*Stated problem*. Print nothing but the lines from the start of the listing below through the line that contains "from bokeh.resources import INLINE". Do not include the pictures.

*Raw data*.
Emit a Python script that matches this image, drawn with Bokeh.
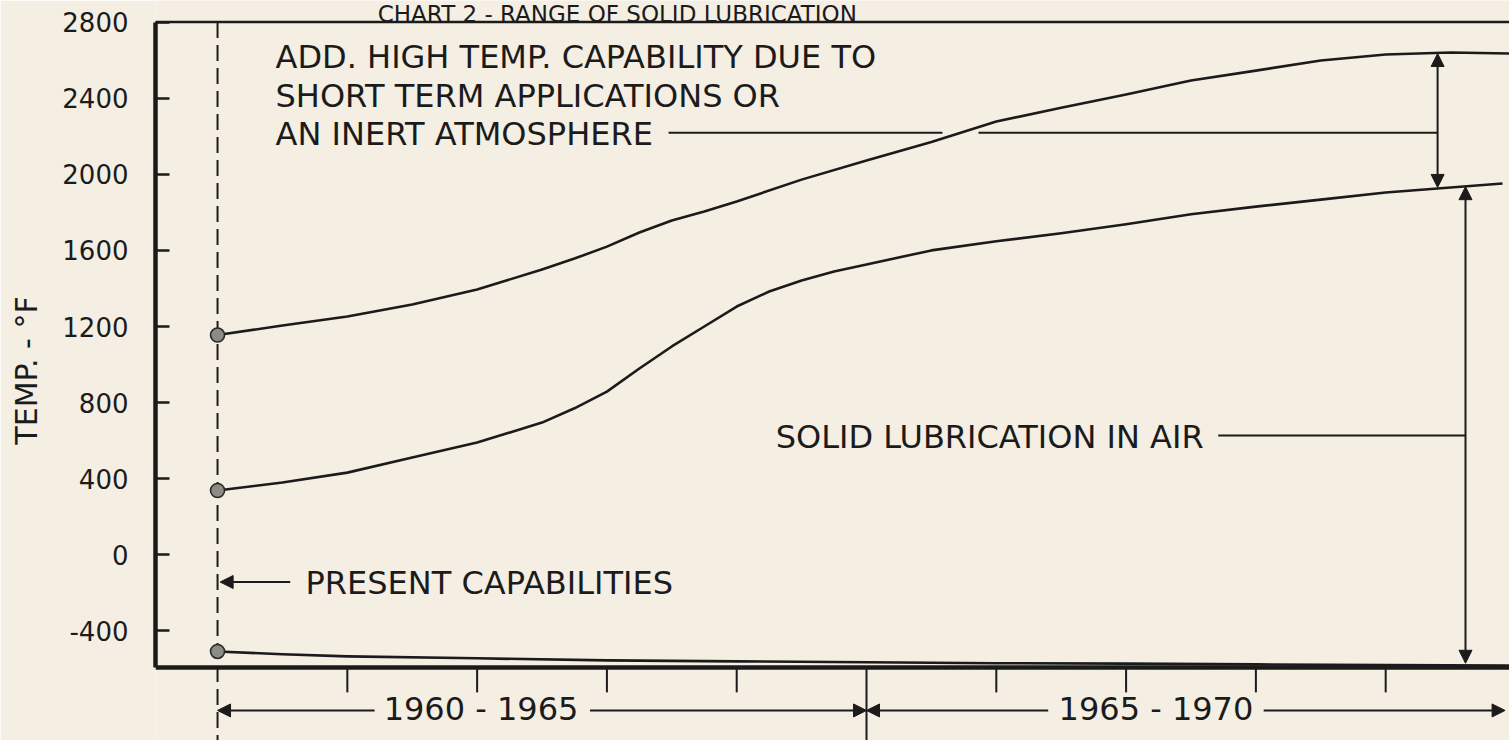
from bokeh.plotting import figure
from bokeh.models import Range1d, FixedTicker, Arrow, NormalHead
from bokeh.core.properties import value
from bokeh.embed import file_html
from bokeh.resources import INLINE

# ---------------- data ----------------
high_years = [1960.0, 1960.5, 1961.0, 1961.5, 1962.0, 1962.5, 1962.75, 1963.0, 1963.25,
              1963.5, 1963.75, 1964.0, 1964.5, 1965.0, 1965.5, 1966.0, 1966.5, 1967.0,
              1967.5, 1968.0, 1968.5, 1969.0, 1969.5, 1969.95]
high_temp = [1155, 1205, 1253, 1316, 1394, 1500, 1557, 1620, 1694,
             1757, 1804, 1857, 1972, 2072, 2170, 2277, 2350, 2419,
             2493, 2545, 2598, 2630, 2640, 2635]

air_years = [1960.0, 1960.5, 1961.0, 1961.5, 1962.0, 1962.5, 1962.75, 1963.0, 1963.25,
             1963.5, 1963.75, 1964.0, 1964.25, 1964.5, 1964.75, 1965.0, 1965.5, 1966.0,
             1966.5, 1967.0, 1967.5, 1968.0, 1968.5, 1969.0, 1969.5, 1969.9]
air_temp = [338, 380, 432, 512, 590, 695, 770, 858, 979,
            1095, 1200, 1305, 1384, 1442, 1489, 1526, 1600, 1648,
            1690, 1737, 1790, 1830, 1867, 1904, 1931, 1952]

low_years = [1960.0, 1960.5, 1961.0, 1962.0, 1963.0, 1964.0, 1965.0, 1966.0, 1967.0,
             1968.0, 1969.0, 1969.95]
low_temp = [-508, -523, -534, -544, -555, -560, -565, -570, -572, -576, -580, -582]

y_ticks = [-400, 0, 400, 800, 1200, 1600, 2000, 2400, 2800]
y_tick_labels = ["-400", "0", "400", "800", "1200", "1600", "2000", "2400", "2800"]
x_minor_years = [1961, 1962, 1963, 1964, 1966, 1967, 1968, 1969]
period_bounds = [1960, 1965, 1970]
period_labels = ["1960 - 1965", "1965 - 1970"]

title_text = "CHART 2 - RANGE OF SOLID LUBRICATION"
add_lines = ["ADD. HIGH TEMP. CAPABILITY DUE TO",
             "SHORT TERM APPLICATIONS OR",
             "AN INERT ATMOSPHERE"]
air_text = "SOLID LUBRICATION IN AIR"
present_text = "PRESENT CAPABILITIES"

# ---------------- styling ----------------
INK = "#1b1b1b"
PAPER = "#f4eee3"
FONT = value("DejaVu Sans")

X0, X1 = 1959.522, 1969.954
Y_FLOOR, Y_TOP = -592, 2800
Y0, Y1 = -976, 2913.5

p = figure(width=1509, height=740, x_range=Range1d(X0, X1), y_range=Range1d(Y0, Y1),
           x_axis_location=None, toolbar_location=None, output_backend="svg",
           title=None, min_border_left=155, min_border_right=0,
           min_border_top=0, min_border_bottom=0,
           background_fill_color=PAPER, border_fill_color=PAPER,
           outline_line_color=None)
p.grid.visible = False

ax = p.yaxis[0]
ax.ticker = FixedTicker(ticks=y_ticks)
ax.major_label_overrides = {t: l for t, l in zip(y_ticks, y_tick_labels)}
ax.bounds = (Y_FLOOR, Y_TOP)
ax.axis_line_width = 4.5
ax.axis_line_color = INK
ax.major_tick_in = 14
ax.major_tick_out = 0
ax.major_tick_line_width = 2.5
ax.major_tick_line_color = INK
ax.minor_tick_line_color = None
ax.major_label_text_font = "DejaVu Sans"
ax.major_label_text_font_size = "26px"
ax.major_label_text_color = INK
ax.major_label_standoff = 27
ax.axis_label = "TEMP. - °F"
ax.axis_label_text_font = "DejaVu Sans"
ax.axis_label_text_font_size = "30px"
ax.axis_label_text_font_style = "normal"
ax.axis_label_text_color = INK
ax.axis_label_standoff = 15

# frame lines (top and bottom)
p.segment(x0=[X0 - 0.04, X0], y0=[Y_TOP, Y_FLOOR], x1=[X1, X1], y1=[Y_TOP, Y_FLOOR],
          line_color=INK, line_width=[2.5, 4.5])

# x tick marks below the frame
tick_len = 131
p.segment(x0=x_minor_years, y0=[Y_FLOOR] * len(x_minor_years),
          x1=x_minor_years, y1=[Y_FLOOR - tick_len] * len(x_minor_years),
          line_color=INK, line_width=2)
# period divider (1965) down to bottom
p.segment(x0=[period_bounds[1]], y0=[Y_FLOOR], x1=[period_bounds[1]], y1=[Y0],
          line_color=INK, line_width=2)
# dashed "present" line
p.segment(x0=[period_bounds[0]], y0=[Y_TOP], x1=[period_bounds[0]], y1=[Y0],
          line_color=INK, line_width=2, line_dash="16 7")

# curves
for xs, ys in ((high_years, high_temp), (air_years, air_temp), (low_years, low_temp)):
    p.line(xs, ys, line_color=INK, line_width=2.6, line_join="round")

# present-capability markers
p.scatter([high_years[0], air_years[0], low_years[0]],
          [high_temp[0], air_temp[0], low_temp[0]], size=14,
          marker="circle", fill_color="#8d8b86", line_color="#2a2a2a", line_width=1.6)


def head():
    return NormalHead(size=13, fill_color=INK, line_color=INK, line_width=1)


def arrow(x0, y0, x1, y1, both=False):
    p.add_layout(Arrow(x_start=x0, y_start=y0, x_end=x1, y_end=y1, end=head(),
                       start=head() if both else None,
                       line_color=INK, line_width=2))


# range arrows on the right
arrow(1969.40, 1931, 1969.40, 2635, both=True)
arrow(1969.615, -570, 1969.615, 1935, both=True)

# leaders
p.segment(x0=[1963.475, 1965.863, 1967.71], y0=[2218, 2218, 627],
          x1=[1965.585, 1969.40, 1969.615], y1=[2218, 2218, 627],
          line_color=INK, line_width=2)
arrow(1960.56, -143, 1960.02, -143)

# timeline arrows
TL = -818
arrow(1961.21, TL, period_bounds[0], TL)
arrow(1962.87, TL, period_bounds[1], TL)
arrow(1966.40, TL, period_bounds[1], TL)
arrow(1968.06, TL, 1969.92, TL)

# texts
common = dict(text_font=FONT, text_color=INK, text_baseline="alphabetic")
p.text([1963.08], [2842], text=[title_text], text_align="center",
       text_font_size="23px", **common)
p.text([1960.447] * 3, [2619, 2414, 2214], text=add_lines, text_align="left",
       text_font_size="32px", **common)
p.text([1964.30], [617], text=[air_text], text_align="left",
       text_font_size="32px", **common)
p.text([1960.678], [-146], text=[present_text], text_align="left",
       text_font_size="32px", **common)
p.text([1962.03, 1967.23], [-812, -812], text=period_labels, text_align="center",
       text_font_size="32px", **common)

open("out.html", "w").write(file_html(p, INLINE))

*Correct answer*.
Emit a Python script that matches this image, drawn with Bokeh.
from bokeh.plotting import figure
from bokeh.models import Range1d, FixedTicker, Arrow, NormalHead
from bokeh.core.properties import value
from bokeh.embed import file_html
from bokeh.resources import INLINE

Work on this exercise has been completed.